In more advanced workflows, drone photos are processed into 3D meshes and point clouds, which can be overlaid with BIM models to perform as-built versus as-planned comparisons. This process aids in early detection of defects or scheduling delays, making drone photography a core quality management tool in modern project management.


Construction Site Structure Inspection Photos

Drone Deploy construction site inspection photo

Structural inspection using drones introduces both safety and technical precision to construction workflows. Unlike manual inspection - which often involves hazardous ladders, scaffolding, or rope access - drone-mounted cameras can closely examine facades, roofs, bridges, and hard-to-reach areas at high resolution, often leveraging advanced sensors such as LiDAR and thermal imagers.
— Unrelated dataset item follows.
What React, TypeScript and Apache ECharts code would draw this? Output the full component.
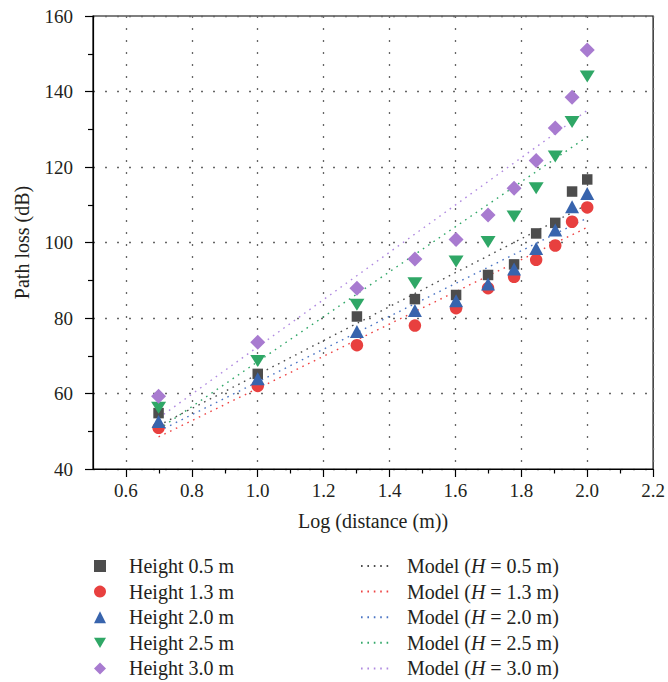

These capabilities not only reduce inspection times but also improve defect detection, from microcracks to misalignments.


Paired with artificial intelligence and machine learning, drone imagery can now automate preliminary defect detection, flagging anomalies in real-time for engineers reviewing inspection photos. Drone-driven structural inspections are now regularly integrated into preventive maintenance programs and compliance audits, offering a safer, faster, and more thorough alternative to traditional manual methods.


Periodic drone inspections create an ongoing record of a structure's integrity throughout construction and post-construction operation. Data collected are often geo-tagged, annotated, and stored in project databases, fostering more transparent and accurate reporting to insurance providers, regulatory bodies, and project stakeholders.


End of Construction Marketing Photos

Building marketing photo

When a project is complete, marketing photography becomes a key value proposition of drone tech in construction. High-resolution aerial images and video provide developers, property managers, and marketing teams with dynamic perspectives, showcasing design features, landscaping, and site context impossible to capture from ground level.


End-of-construction photos support multiple asset uses: website galleries, press releases, listing platforms, and even aerial walkthroughs for prospective buyers or tenants. Drone marketing images are crucial for demonstrating the quality and scale of the finished product, attracting investors, and supporting future business development. From a technical standpoint, drones enable planned, repeatable photo positions that allow perfect before-and-after comparison shots.


Marketing teams increasingly demand drone media because it conveys a modern, innovative image of the firm, while offering tangible evidence of project delivery and quality assurance. A strong drone-captured portfolio differentiates construction businesses in competitive bidding environments and builds valuable visual archives for long-term branding.


Conclusion

Drone construction site photography has rapidly evolved from a specialty service into a core practice across the architecture, engineering, and construction sectors. By delivering unparalleled perspectives and actionable data, drones enhance every stage of the construction lifecycle - from demolition and earthwork to structure inspections, progress documentation, and high-impact marketing. This technology not only streamlines technical documentation, safety monitoring, and compliance reporting but also enables more precise planning and efficient resource allocation.


As authoritative research confirms, the comprehensive visual records provided by drone imagery are reshaping project management, minimizing risk, and creating new opportunities for stakeholder engagement. Construction professionals who embrace drone-driven workflows can expect significant gains in safety, productivity, and project transparency for years to come.